Le dispositif judiciaire est également de droit commun : la garde à vue y est certes plus longue, puisqu'elle peut durer quatre jours, mais le détenu a le droit à la visite d'un médecin et peut voir un avocat à la soixante-douzième heure. Le juge des libertés exerce par ailleurs ses prérogatives traditionnelles. Quant à notre spécificité, qui allie le renseignement au judiciaire, elle nous aide, mais ne nous dispense en aucun cas d'établir un dossier judiciaire solide.

Vous parlez d'"adversaire" , là où les Américains parlent d'"ennemi" . Le concept de "guerre contre le terrorisme" est-il inapplicable en Europe ?

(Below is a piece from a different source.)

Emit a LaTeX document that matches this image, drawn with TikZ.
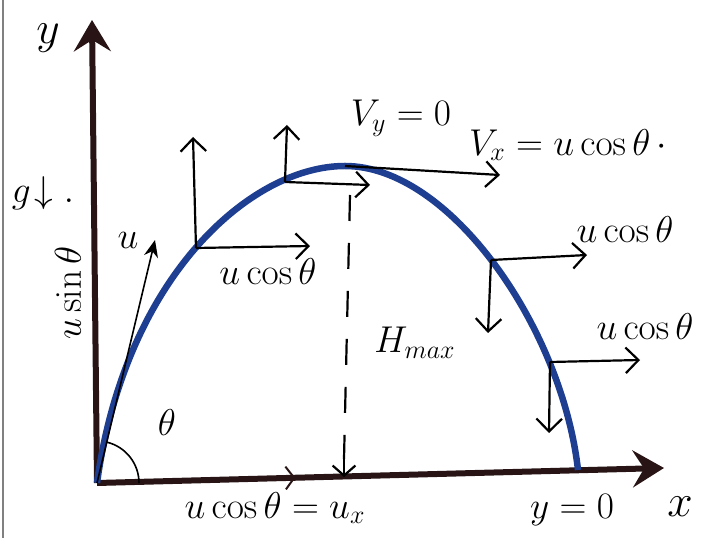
\documentclass[tikz,border=0pt]{standalone}
\usepackage{amsmath,amssymb}
\usepackage{tikz}
\usetikzlibrary{positioning,arrows.meta,calc,decorations.markings}
\definecolor{trajblue}{RGB}{30,62,145}
\definecolor{axisdark}{RGB}{40,20,20}
\tikzset{
  axisln/.style={-{Stealth[length=11mm,width=13mm,inset=4mm]},line width=6pt,axisdark},
  vec/.style={-{Straight Barb[length=4.5mm,width=9mm]},line width=2.2pt},
  traj/.style={line width=6.5pt,trajblue},
  hdash/.style={line width=2.2pt,dash pattern=on 26pt off 22pt},
  lbl/.style={font=\huge,scale=1.8,inner sep=0pt},
  biglbl/.style={font=\huge,scale=2.2,inner sep=0pt},
}

\begin{document}
\begin{tikzpicture}[x=1pt,y=1pt]
  \useasboundingbox (0,0) rectangle (718,538);
  \draw[gray,line width=2pt] (3,0)--(3,538);
  % points on the path
  \coordinate (O)  at (97,55);
  \coordinate (P1) at (196,290);
  \coordinate (P2) at (285,356);
  \coordinate (A)  at (345,372);
  \coordinate (P3) at (491,278);
  \coordinate (P4) at (550,176);
  \coordinate (R)  at (578,68);
  % axes
  \coordinate (Ytip) at (92,518);
  \coordinate (Xtip) at (664,70);
  \draw[axisln] (O)--(Ytip);
  \draw[axisln,postaction={decorate},decoration={markings,
      mark=at position 0.35 with {\arrow[line width=2pt]{Straight Barb[length=3mm,width=8mm]}}}]
    (O)--(Xtip);
  % trajectory
  \draw[traj] (O) .. controls (125,260) and (250,372) .. (A)
                  .. controls (450,372) and (562,210) .. (R);
  % launch velocity and angle
  \coordinate (Utip) at (155,298);
  \draw[line width=1.6pt,-{Stealth[length=6mm,width=5mm]}] (O)--(Utip);
  \draw[line width=1.6pt] ($(O)+(42,0)$) arc[start angle=0,end angle=76,radius=42];
  % components along the path
  \coordinate (P1u) at (193,401);
  \coordinate (P1r) at (310,292);
  \coordinate (P2u) at (287,413);
  \coordinate (P2r) at (370,353);
  \coordinate (Ar)  at (500,363);
  \coordinate (P3r) at (587,283);
  \coordinate (P3d) at (488,205);
  \coordinate (P4r) at (640,178);
  \coordinate (P4d) at (549,105);
  \draw[vec] (P1)--(P1u);
  \draw[vec] (P1)--(P1r);
  \draw[vec] (P2)--(P2u);
  \draw[vec] (P2)--(P2r);
  \draw[vec] (A)--(Ar);
  \draw[vec] (P3)--(P3r);
  \draw[vec] (P3)--(P3d);
  \draw[vec] (P4)--(P4r);
  \draw[vec] (P4)--(P4d);
  % maximum height
  \coordinate (Htop) at (350,343);
  \coordinate (Hbot) at (344,61);
  \draw[hdash] (Htop)--($(Hbot)+(0,18)$);
  \draw[line width=2.2pt,-{Straight Barb[length=3.5mm,width=8mm]}] ($(Hbot)+(0,22)$)--(Hbot);
  % labels
  \node[biglbl] (ylbl) at (48,500) {$y$};
  \node[biglbl] (xlbl) at (680,31) {$x$};
  \node[lbl] (glbl) at (43,345) {$g\!\downarrow.$};
  \node[lbl,rotate=90] (usin) at (68,245) {$u\sin\theta$};
  \node[lbl] (ulbl) at (128,298) {$u$};
  \node[lbl] (thlbl) at (167,115) {$\theta$};
  \node[lbl] (c1) at (268,266) {$u\cos\theta$};
  \node[lbl] (vy) at (401,420) {$V_y=0$};
  \node[lbl] (vx) at (568,393) {$V_x=u\cos\theta\,\cdot$};
  \node[lbl] (hmax) at (415,195) {$H_{max}$};
  \node[lbl] (c3) at (625,308) {$u\cos\theta$};
  \node[lbl] (c4) at (645,211) {$u\cos\theta$};
  \node[lbl] (y0) at (572,28) {$y=0$};
  \node[lbl] (ux) at (275,30) {$u\cos\theta=u_x$};
\end{tikzpicture}
\end{document}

Notre réponse est judiciaire, et non militaire. Assimiler la lutte antiterroriste à une guerre accroît les risques, car c'est donner aux terroristes une reconnaissance et un écho supplémentaires. Le recours à la force non mesurée alimente le ressentiment et la haine contre les démocraties. A cet égard, le camp de détention de Guantanamo a sans doute été contre-productif, en ralliant à la cause de nos adversaires des individus qui se sont identifiés à leurs frères musulmans apparemment enchaînés et déportés hors de tout cadre légal.

La torture peut-elle être utile dans la lutte antiterroriste ?

Il ne faut pas céder à ces tentations de l'instant. D'abord on y perd son âme. Et puis les dommages s'avèrent, au bout du compte, bien plus considérables que le bénéfice immédiat que l'on peut en tirer.

Etes-vous satisfait du degré de coopération et d'harmonisation au niveau européen ?

Des instruments normatifs ont été élaborés, qui devraient permettre de dépasser les difficultés : mandat d'arrêt européen, gel des avoirs, etc. Mais ce système n'est pas encore en pilotage automatique. Il faut beaucoup d'échanges et de confiance entre les services ou les magistrats pour pallier les lacunes subsistantes. Le mandat d'arrêt, par exemple, n'a pas encore été transcrit dans le droit de plusieurs pays. A l'avenir, on ne pourra se contenter d'empirisme.
C'est un des objectifs du Livre blanc lancé par le ministre de l'intérieur, qui fixera des orientations stratégiques à la lutte antiterroriste. Il est impératif de progresser dans la coopération judiciaire. Il nous manque aussi de la fluidité entre nos capacités de renseignement - qui sont fortes, car une authentique entente existe entre les services européens - et la conversion judiciaire des renseignements obtenus.